Darüber hinaus arbeitet das Wohnungsunternehmen an der seriellen Sanierung seiner Bestandsgebäude und stellte kürzlich ein entsprechendes Energiesprong-Projekt für Bochum vor. Bei diesem Prinzip geht es darum, Gebäude schnell und effizient klimaneutral umzubauen. Die Fassadenelemente werden passend vorgefertigt und bestehen zum Teil aus recycelten und nachhaltigen Baustoffen. Die Rahmenelemente sind beispielsweise aus Holz. „Der Schutz des Klimas ist eine der zentralen Herausforderungen dieses Jahrhunderts.
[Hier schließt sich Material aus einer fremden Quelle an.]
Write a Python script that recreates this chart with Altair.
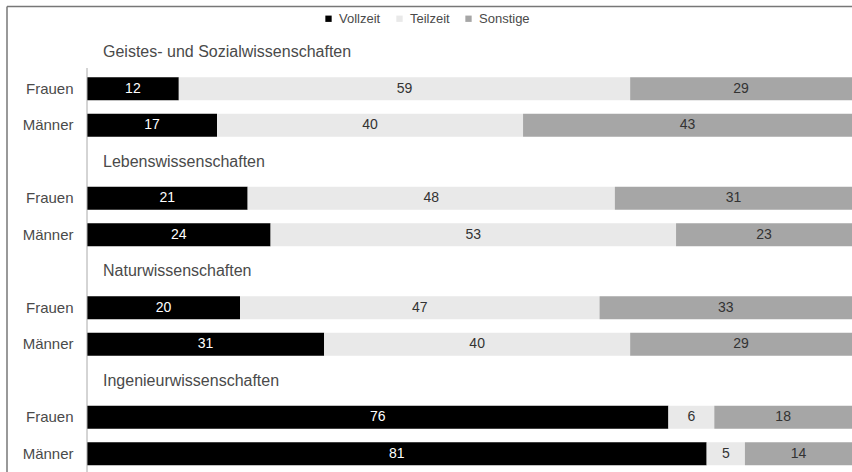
import altair as alt
import pandas as pd

groups = ["Geistes- und Sozialwissenschaften", "Lebenswissenschaften",
          "Naturwissenschaften", "Ingenieurwissenschaften"]
genders = ["Frauen", "Männer"]
categories = ["Vollzeit", "Teilzeit", "Sonstige"]
vollzeit = [12, 17, 21, 24, 20, 31, 76, 81]
teilzeit = [59, 40, 48, 53, 47, 40, 6, 5]
sonstige = [29, 43, 31, 23, 33, 29, 18, 14]

W, H = 765, 438

row_order = []
for g in groups:
    row_order += [f"{g}|T", f"{g}|Frauen", f"{g}|Männer"]

recs = []
i = 0
for g in groups:
    for s in genders:
        for k, (c, vals) in enumerate(zip(categories, [vollzeit, teilzeit, sonstige])):
            recs.append({"row": f"{g}|{s}", "cat": c, "k": k, "value": vals[i]})
        i += 1
df = pd.DataFrame(recs)
titles = pd.DataFrame({"row": [f"{g}|T" for g in groups], "name": groups})

yscale = alt.Scale(domain=row_order, paddingInner=0.37, paddingOuter=0.185)
yenc = alt.Y("row:N", scale=yscale, sort=row_order,
             axis=alt.Axis(title=None, domain=False, ticks=False, tickSize=0,
                           labelPadding=14, labelFontSize=15, labelColor="#4a4a4a",
                           labelFont="Liberation Sans",
                           labelExpr="split(datum.label, '|')[1] == 'T' ? '' : split(datum.label, '|')[1]"))
xscale = alt.Scale(domain=[0, 100], nice=False, zero=True)

base = alt.Chart(df).transform_stack(
    stack="value", as_=["x0", "x1"], groupby=["row"], sort=[alt.SortField("k")]
).transform_calculate(mid="(datum.x0 + datum.x1) / 2")

bars = base.mark_bar().encode(
    y=yenc,
    x=alt.X("x0:Q", scale=xscale, axis=None),
    x2="x1:Q",
    color=alt.Color("cat:N", scale=alt.Scale(domain=categories,
                    range=["#000000", "#e9e9e9", "#a6a6a6"]),
                    legend=alt.Legend(title=None, orient="none", direction="horizontal",
                                      legendX=235, legendY=-22, symbolType="square",
                                      symbolSize=40, symbolStrokeWidth=0,
                                      labelFontSize=13, labelColor="#4a4a4a",
                                      labelFont="Liberation Sans", columnPadding=12,
                                      symbolOffset=0)),
    order=alt.Order("k:Q"),
)

labels = base.mark_text(fontSize=14, font="Liberation Sans", baseline="middle").encode(
    y=alt.Y("row:N", scale=yscale, sort=row_order),
    x=alt.X("mid:Q", scale=xscale),
    text=alt.Text("value:Q"),
    color=alt.condition(alt.datum.cat == "Vollzeit", alt.value("white"), alt.value("#333")),
)

group_titles = alt.Chart(titles).mark_text(align="left", baseline="middle", fontSize=16,
                                           font="Liberation Sans", color="#4a4a4a").encode(
    y=alt.Y("row:N", scale=yscale, sort=row_order),
    x=alt.value(16),
    text="name:N",
)

axis_line = alt.Chart(pd.DataFrame({"a": [0]})).mark_rule(color="#aaa", strokeWidth=1).encode(
    x=alt.value(0), y=alt.value(34), y2=alt.value(H + 2))

frame_left = alt.Chart(pd.DataFrame({"a": [0]})).mark_rule(color="#777", strokeWidth=1.5).encode(
    x=alt.value(-80), y=alt.value(-27.5), y2=alt.value(H + 2))
frame_top = alt.Chart(pd.DataFrame({"a": [0]})).mark_rule(color="#777", strokeWidth=1.5).encode(
    x=alt.value(-80), x2=alt.value(W + 2), y=alt.value(-27.5))

chart = alt.layer(bars, labels, group_titles, axis_line, frame_left, frame_top).properties(
    width=W, height=H,
    padding={"left": 87, "top": 34, "right": 0, "bottom": 0},
    autosize=alt.AutoSizeParams(type="none"),
).configure(background="white").configure_view(stroke=None)

chart.save("out.html", embed_options={"renderer": "svg", "actions": False})
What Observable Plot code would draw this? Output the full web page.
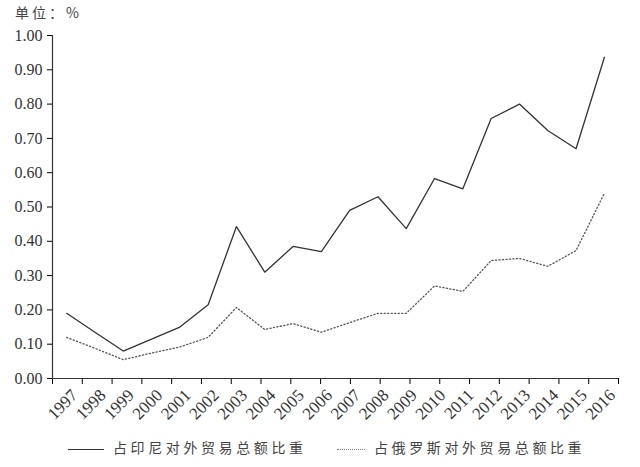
<!DOCTYPE html>
<html>
<head>
<meta charset="utf-8">
<script src="https://cdn.jsdelivr.net/npm/d3@7"></script>
<script src="https://cdn.jsdelivr.net/npm/@observablehq/plot@0.6"></script>
<style>
  html, body { margin: 0; padding: 0; background: #fff; }
  #wrap { width: 640px; height: 467px; position: relative; overflow: hidden; }
  #title { height: 24px; line-height: 24px; padding-left: 15px; font-family: "Noto Sans CJK SC", sans-serif; font-size: 14px; letter-spacing: 3px; color: #444; }
  #legend { height: 37px; position: relative; font-family: "Noto Sans CJK SC", sans-serif; font-size: 14px; letter-spacing: 3.6px; color: #444; }
  .item { position: absolute; top: 0; height: 34px; line-height: 34px; white-space: nowrap; }
  .swatch { display: inline-block; vertical-align: middle; margin-right: 9px; }
  #chart svg text { font-family: "Liberation Serif" !important; font-size: 16px !important; fill: #333 !important; }
  #chart svg g.xlabels text { font-size: 17px !important; }
</style>
</head>
<body>
<div id="wrap">
  <div id="title"></div>
  <div id="chart"></div>
  <div id="legend"></div>
</div>
<script>
const unitLabel = "单位：%";
const years = [1997, 1998, 1999, 2000, 2001, 2002, 2003, 2004, 2005, 2006, 2007, 2008, 2009, 2010, 2011, 2012, 2013, 2014, 2015, 2016];
const seriesNames = ["占印尼对外贸易总额比重", "占俄罗斯对外贸易总额比重"];
const indonesia = [0.19, 0.135, 0.08, 0.115, 0.15, 0.215, 0.443, 0.31, 0.385, 0.37, 0.49, 0.53, 0.437, 0.583, 0.553, 0.758, 0.80, 0.723, 0.67, 0.936];
const russia = [0.12, 0.088, 0.055, 0.074, 0.092, 0.12, 0.207, 0.143, 0.16, 0.135, 0.163, 0.19, 0.19, 0.27, 0.254, 0.344, 0.35, 0.327, 0.373, 0.54];
const yTicks = [0, 0.1, 0.2, 0.3, 0.4, 0.5, 0.6, 0.7, 0.8, 0.9, 1.0];

const xDomain = [years[0] - 0.5, years[years.length - 1] + 0.5];
// tick marks: 20 evenly spaced marks spanning the axis (as in the source figure)
const tickEdges = d3.range(years.length).map(k => xDomain[0] + k * (xDomain[1] - xDomain[0]) / (years.length - 1));

const indoData = years.map((y, i) => ({year: y, value: indonesia[i]}));
const rusData = years.map((y, i) => ({year: y, value: russia[i]}));

const chart = Plot.plot({
  width: 640,
  height: 406,
  marginLeft: 52,
  marginRight: 22,
  marginTop: 11,
  marginBottom: 52,
  x: {domain: xDomain},
  y: {domain: [0, 1]},
  marks: [
    Plot.axisY({ticks: yTicks, tickFormat: d3.format(".2f"), tickSize: 5, tickPadding: 5, label: null}),
    Plot.axisX({ticks: tickEdges, tickFormat: () => "", tickSize: 6, label: null}),
    Plot.axisX({ticks: years, tickFormat: d => String(d), tickSize: 0, tickPadding: 10, tickRotate: -45, label: null, dx: 8, dy: 4, className: "xlabels"}),
    Plot.ruleX([xDomain[0]], {stroke: "#333", strokeWidth: 1.2}),
    Plot.ruleY([0], {stroke: "#333", strokeWidth: 1.2}),
    Plot.line(indoData, {x: "year", y: "value", stroke: "#333", strokeWidth: 1.3}),
    Plot.line(rusData, {x: "year", y: "value", stroke: "#555", strokeWidth: 1.3, strokeDasharray: "1.2,2.3"})
  ]
});
document.getElementById("chart").appendChild(chart);
document.getElementById("title").textContent = unitLabel;

const legend = document.getElementById("legend");
const legendItems = [
  {name: seriesNames[0], left: 68, w: 36, style: "border-top:1.5px solid #333"},
  {name: seriesNames[1], left: 337, w: 28, style: "border-top:1.5px dotted #777"}
];
for (const it of legendItems) {
  const d = document.createElement("div");
  d.className = "item";
  d.style.left = it.left + "px";
  const sw = document.createElement("span");
  sw.className = "swatch";
  sw.style.cssText = `width:${it.w}px;height:0;${it.style}`;
  d.appendChild(sw);
  d.appendChild(document.createTextNode(it.name));
  legend.appendChild(d);
}
</script>
</body>
</html>
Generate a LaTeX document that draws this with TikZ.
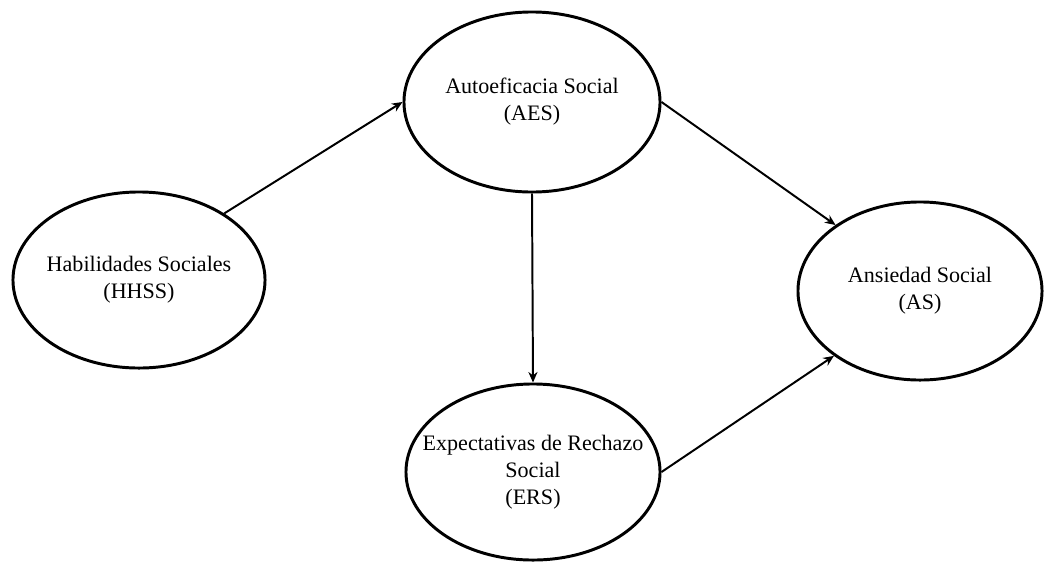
\documentclass[tikz,border=0pt]{standalone}
\usepackage{fontspec}
\setmainfont{Liberation Serif}
\usetikzlibrary{shapes.geometric,arrows.meta}

\begin{document}
\begin{tikzpicture}[x=0.025cm,y=-0.025cm,
    elipse/.style={draw, ellipse, line width=2.1pt, inner sep=0pt},
    texto/.style={align=center, font=\fontsize{15.7}{19.2}\selectfont},
    flecha/.style={-{Stealth[length=7.5pt,width=6.5pt]}, line width=1.4pt}]
    \useasboundingbox (0,0) rectangle (1046,561);

    % Elipses
    \node[elipse, minimum width=6.3cm, minimum height=4.4cm,
      label={[texto]center:Habilidades Sociales\\(HHSS)}] (hhss) at (139,280) {};
    \node[elipse, minimum width=6.4cm, minimum height=4.5cm,
      label={[texto]center:Autoeficacia Social\\(AES)}] (aes) at (532,102) {};
    \node[elipse, minimum width=6.35cm, minimum height=4.4cm,
      label={[texto]center:Expectativas de Rechazo\\Social\\(ERS)}] (ers) at (533,472) {};
    \node[elipse, minimum width=6.1cm, minimum height=4.45cm,
      label={[texto]center:Ansiedad Social\\(AS)}] (as) at (920,291) {};

    % Flechas
    \draw[flecha] (hhss.38) -- (aes.west);
    \draw[flecha] (aes.east) -- (as.142);
    \draw[flecha] (aes.south) -- (ers.north);
    \draw[flecha] (ers.east) -- (as.217);
\end{tikzpicture}
\end{document}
Die Immobilienwirtschaft steht vor der Aufgabe, die Energiewende im Bestand umzusetzen“, sagt Kanellopoulos. „Die serielle Sanierung bietet durch den hohen Vorfertigungsgrad großes Potential.“
Vonovia Baustoffkonferenz: Nachhaltige Lösungen für die Baubranche
Im März 2022 veranstaltete Vonovia gemeinsam mit der Fraunhofer-Allianz die Konferenz „Perspektiven zur Zukunft des Bauens“. Im Fokus der Veranstaltung lagen neue Ideen und Innovationen rund um eine umweltfreundliche und ressourcenschonende Bau- und Immobilienwirtschaft. Akteure aus der Branche und der Politik arbeiteten dort in vier Workshops gemeinsam an Themen wie „Herstellung von Baustoffen“, „Nachwachsende Rohstoffe“, „Kreislaufwirtschaft“ sowie „Lieferketten & Logistik“. Besonderes Augenmerk lag in den Diskussionen auf der Verfügbarkeit von Rohstoffen und der Preispolitik. Vor allem der Zielkonflikt zwischen Wirtschaftlichkeit und Nachhaltigkeit war ein wichtiges Thema: „Denn am Ende der Wertschöpfungskette darf der Wandel in der Baubranche hin zu klimafreundlichen Alternativen und Innovationen nicht zu Mietpreisen führen, die dem berechtigten Mieterinteresse an bezahlbarem Wohnraum in den Rücken fallen“, erklärt Vonovia.
Ihre Ergebnisse stellen die Arbeitsgruppen auf der Abschlussveranstaltung am 23. November 2022 in Berlin vor. Dort sollen dann auch konkrete nächste Schritte für eine klimafreundliche Zukunft des Bauens vorgeschlagen werden.